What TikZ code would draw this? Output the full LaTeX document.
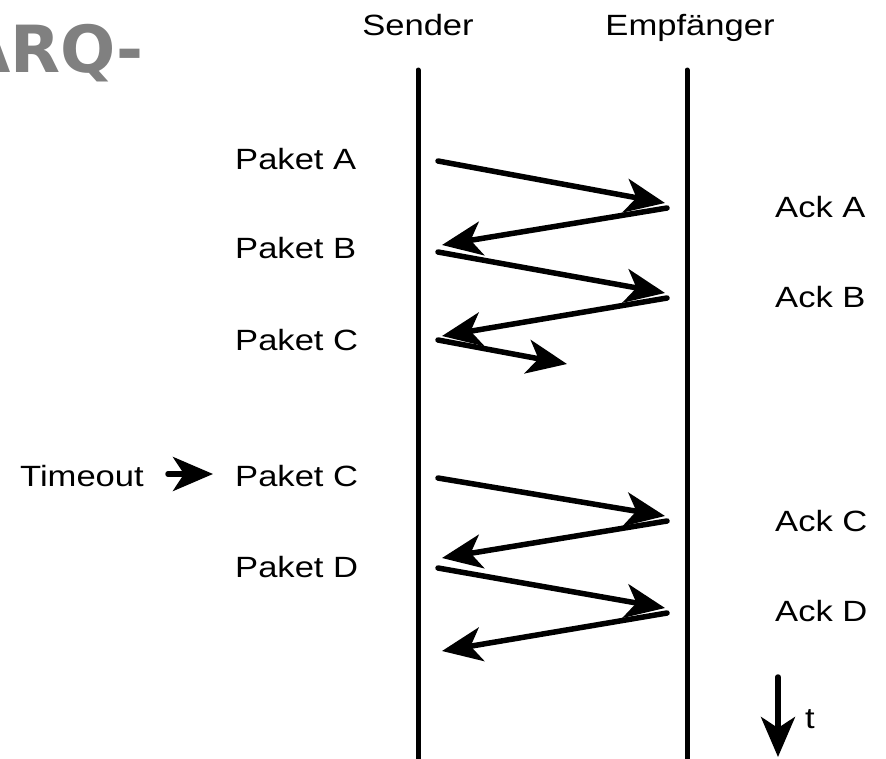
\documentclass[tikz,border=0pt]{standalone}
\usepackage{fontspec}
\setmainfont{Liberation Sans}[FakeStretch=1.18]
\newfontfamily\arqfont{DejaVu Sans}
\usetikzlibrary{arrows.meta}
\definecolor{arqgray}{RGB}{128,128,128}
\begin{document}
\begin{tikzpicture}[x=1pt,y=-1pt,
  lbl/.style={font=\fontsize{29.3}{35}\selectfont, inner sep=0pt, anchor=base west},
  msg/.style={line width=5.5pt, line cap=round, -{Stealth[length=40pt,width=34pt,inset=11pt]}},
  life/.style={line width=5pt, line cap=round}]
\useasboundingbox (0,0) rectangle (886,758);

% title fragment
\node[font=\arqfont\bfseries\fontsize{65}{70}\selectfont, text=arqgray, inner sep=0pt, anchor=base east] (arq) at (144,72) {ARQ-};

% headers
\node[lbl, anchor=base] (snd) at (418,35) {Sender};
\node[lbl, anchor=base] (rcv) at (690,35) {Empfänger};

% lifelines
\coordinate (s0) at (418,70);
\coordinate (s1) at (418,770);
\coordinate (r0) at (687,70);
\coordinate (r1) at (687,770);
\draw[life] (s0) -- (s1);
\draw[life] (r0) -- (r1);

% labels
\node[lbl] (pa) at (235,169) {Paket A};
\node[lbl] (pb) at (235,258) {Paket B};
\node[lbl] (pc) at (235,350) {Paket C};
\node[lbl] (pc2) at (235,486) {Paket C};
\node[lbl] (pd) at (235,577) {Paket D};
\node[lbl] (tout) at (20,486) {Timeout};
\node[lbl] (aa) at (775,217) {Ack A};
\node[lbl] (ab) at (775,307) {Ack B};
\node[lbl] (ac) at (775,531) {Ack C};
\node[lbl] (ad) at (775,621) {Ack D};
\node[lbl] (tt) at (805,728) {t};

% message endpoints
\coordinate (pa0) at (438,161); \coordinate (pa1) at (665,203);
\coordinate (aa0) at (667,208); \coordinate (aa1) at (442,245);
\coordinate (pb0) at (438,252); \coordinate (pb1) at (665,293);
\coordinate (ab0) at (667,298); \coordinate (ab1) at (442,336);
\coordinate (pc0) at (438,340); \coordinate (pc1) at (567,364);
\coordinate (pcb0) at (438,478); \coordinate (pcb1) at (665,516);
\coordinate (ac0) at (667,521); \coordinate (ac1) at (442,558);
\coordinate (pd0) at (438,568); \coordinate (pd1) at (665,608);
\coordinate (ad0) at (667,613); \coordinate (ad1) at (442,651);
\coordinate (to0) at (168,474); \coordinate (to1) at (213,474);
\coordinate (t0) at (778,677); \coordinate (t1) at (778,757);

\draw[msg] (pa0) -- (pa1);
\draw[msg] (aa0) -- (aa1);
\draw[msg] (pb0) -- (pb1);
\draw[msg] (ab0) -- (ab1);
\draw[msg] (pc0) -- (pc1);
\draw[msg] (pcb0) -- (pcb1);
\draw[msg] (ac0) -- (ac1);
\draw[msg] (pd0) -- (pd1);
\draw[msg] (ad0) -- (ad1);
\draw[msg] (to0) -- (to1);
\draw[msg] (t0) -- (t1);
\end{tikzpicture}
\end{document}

========

## DIRECTIONS FOR THIS TASK
Please restate the material above line by line, exactly, beginning at its first line and ending with the line that contains "(tt) at (805,728)", without any pictures.

## RESULT FOR THIS EXERCISE
What TikZ code would draw this? Output the full LaTeX document.
\documentclass[tikz,border=0pt]{standalone}
\usepackage{fontspec}
\setmainfont{Liberation Sans}[FakeStretch=1.18]
\newfontfamily\arqfont{DejaVu Sans}
\usetikzlibrary{arrows.meta}
\definecolor{arqgray}{RGB}{128,128,128}
\begin{document}
\begin{tikzpicture}[x=1pt,y=-1pt,
  lbl/.style={font=\fontsize{29.3}{35}\selectfont, inner sep=0pt, anchor=base west},
  msg/.style={line width=5.5pt, line cap=round, -{Stealth[length=40pt,width=34pt,inset=11pt]}},
  life/.style={line width=5pt, line cap=round}]
\useasboundingbox (0,0) rectangle (886,758);

% title fragment
\node[font=\arqfont\bfseries\fontsize{65}{70}\selectfont, text=arqgray, inner sep=0pt, anchor=base east] (arq) at (144,72) {ARQ-};

% headers
\node[lbl, anchor=base] (snd) at (418,35) {Sender};
\node[lbl, anchor=base] (rcv) at (690,35) {Empfänger};

% lifelines
\coordinate (s0) at (418,70);
\coordinate (s1) at (418,770);
\coordinate (r0) at (687,70);
\coordinate (r1) at (687,770);
\draw[life] (s0) -- (s1);
\draw[life] (r0) -- (r1);

% labels
\node[lbl] (pa) at (235,169) {Paket A};
\node[lbl] (pb) at (235,258) {Paket B};
\node[lbl] (pc) at (235,350) {Paket C};
\node[lbl] (pc2) at (235,486) {Paket C};
\node[lbl] (pd) at (235,577) {Paket D};
\node[lbl] (tout) at (20,486) {Timeout};
\node[lbl] (aa) at (775,217) {Ack A};
\node[lbl] (ab) at (775,307) {Ack B};
\node[lbl] (ac) at (775,531) {Ack C};
\node[lbl] (ad) at (775,621) {Ack D};
\node[lbl] (tt) at (805,728) {t};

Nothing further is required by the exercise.